Not sure it would. The way I look a this, I could create, on the host, directories for each container, so something like:

/cdata/c1
/cdata/c2
/cdata/c3

Then, within each of these directories, I’d prepare subdirectories that could be put in the right place, for example

/cdata/c1/data to be mounted in c1-rootfs/var/x1, and so on.

So, I may end up with multiple volumes of type disk in the container but they are all under /cdata on the host. So, that’s all I’d have to back up to back up the data to all my containers.

Again, do let me know if you see problems in this approach.

tomp · November 15, 2022, 1:00pm

I’ve updated my post with an example script.

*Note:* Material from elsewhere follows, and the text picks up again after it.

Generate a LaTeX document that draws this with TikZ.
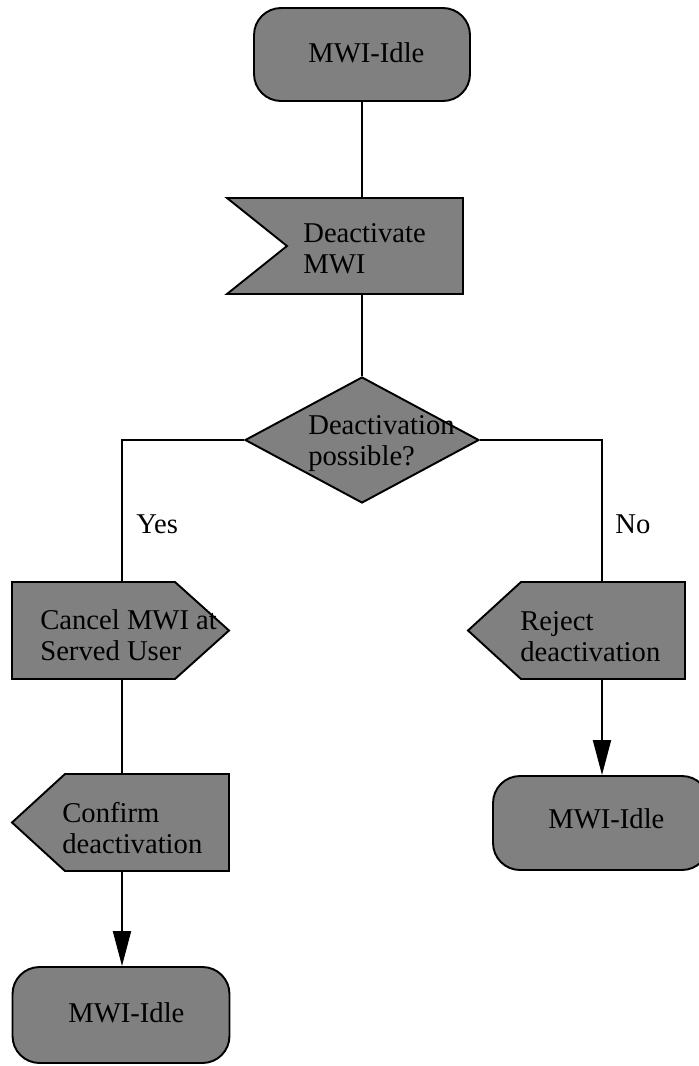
\documentclass[tikz,border=0pt]{standalone}
\usepackage{fontspec}
\setmainfont{Liberation Serif}
\usepackage{tikz}
\usetikzlibrary{shapes.geometric}
\usetikzlibrary{arrows.meta}
\tikzset{
  statebox/.style={draw=black, fill=black!50, line width=1.1pt, rounded corners=0.54cm, inner sep=0},
  sigbox/.style={draw=black, fill=black!50, line width=1.1pt},
  decbox/.style={draw=black, fill=black!50, line width=1.1pt, diamond, inner sep=0},
  flow/.style={black, line width=1.1pt},
  lbl/.style={font=\fontsize{16.3}{17.2}\selectfont, inner sep=0, align=left, anchor=base west},
}

\begin{document}
\begin{tikzpicture}[x=0.02cm, y=-0.02cm]
\useasboundingbox (0,0) rectangle (699,1066);

% states
\node[statebox, minimum width=4.32cm, minimum height=1.86cm] (idleTop) at (362,54.5) {};
\node[statebox, minimum width=4.34cm, minimum height=1.92cm] (idleYes) at (121,1015) {};
\node[statebox, minimum width=4.32cm, minimum height=1.88cm] (idleNo) at (601,823) {};

% input signal
\path[sigbox] (227,198) -- (463,198) -- (463,294) -- (227,294) -- (287,246) -- cycle;
\coordinate (deactN) at (362,198);
\coordinate (deactS) at (362,294);

% decision
\node[decbox, minimum width=4.68cm, minimum height=2.52cm] (possible) at (362,440) {};

% output signals
\path[sigbox] (12,582) -- (175,582) -- (229,630.5) -- (175,679) -- (12,679) -- cycle;
\coordinate (cancelN) at (122,582);
\coordinate (cancelS) at (122,679);
\path[sigbox] (65,774) -- (229,774) -- (229,871) -- (65,871) -- (12,822.5) -- cycle;
\coordinate (confirmN) at (122,774);
\coordinate (confirmS) at (122,871);
\path[sigbox] (521,582) -- (685,582) -- (685,679) -- (521,679) -- (468,630.5) -- cycle;
\coordinate (rejectN) at (602,582);
\coordinate (rejectS) at (602,679);

% connectors
\draw[flow] (idleTop.south) -- (deactN);
\draw[flow] (deactS) -- (possible.north);
\draw[flow] (possible.west) -| (cancelN);
\draw[flow] (possible.east) -| (rejectN);
\draw[flow] (cancelS) -- (confirmN);
\draw[flow, -{Triangle[length=0.7cm, width=0.36cm]}] (confirmS) -- (idleYes.north -| confirmS);
\draw[flow, -{Triangle[length=0.7cm, width=0.36cm]}] (rejectS) -- (idleNo.north -| rejectS);

% texts (base = last line)
\node[lbl] (idleTopT) at (308,62) {MWI-Idle};
\node[lbl] (deactT) at (303,273) {Deactivate\\MWI};
\node[lbl] (possibleT) at (308,465) {Deactivation\\possible?};
\node[lbl] (cancelT) at (40,660) {Cancel MWI at\\Served User};
\node[lbl] (confirmT) at (62,853) {Confirm\\deactivation};
\node[lbl] (rejectT) at (520,661) {Reject\\deactivation};
\node[lbl] (idleYesT) at (68,1022) {MWI-Idle};
\node[lbl] (idleNoT) at (548,828) {MWI-Idle};
\node[lbl] (yes) at (136,533) {Yes};
\node[lbl] (no) at (615,533) {No};
\end{tikzpicture}
\end{document}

tomp · November 15, 2022, 1:02pm

Yes I see. You could achieve the same effect by using a dir storage pool for each container’s custom volumes with a custom source=/cdata/c1 and then all of the custom volumes would be created inside that directory.

vic-t · November 15, 2022, 2:02pm

So, I changed my backup script, adding your lines to it, and it all works like a charm. And it’s perfect for my use case, so much cleaner and easier than all the other options we discussed. Thanks a lot for your support, @tomp

tomp · November 15, 2022, 2:10pm

Excellent!

vic-t · November 16, 2022, 8:19pm

I realize one major downside of the solution using lxc file mount. Unless you’re shutting down the container before running the command (which works fine, by the way), you may end up accessing data that is currently in use, being changed.

When I used to work directly on a storage driver level, i.e. lvm, I was always working with snapshots so I could leave the instance running and still access every file safely. Quite convenient.

Seeing as how lxc file mount works on a shut down system, is there a way to get it to work on a snapshot? If not, is this a realistic feature request or would that be too complex?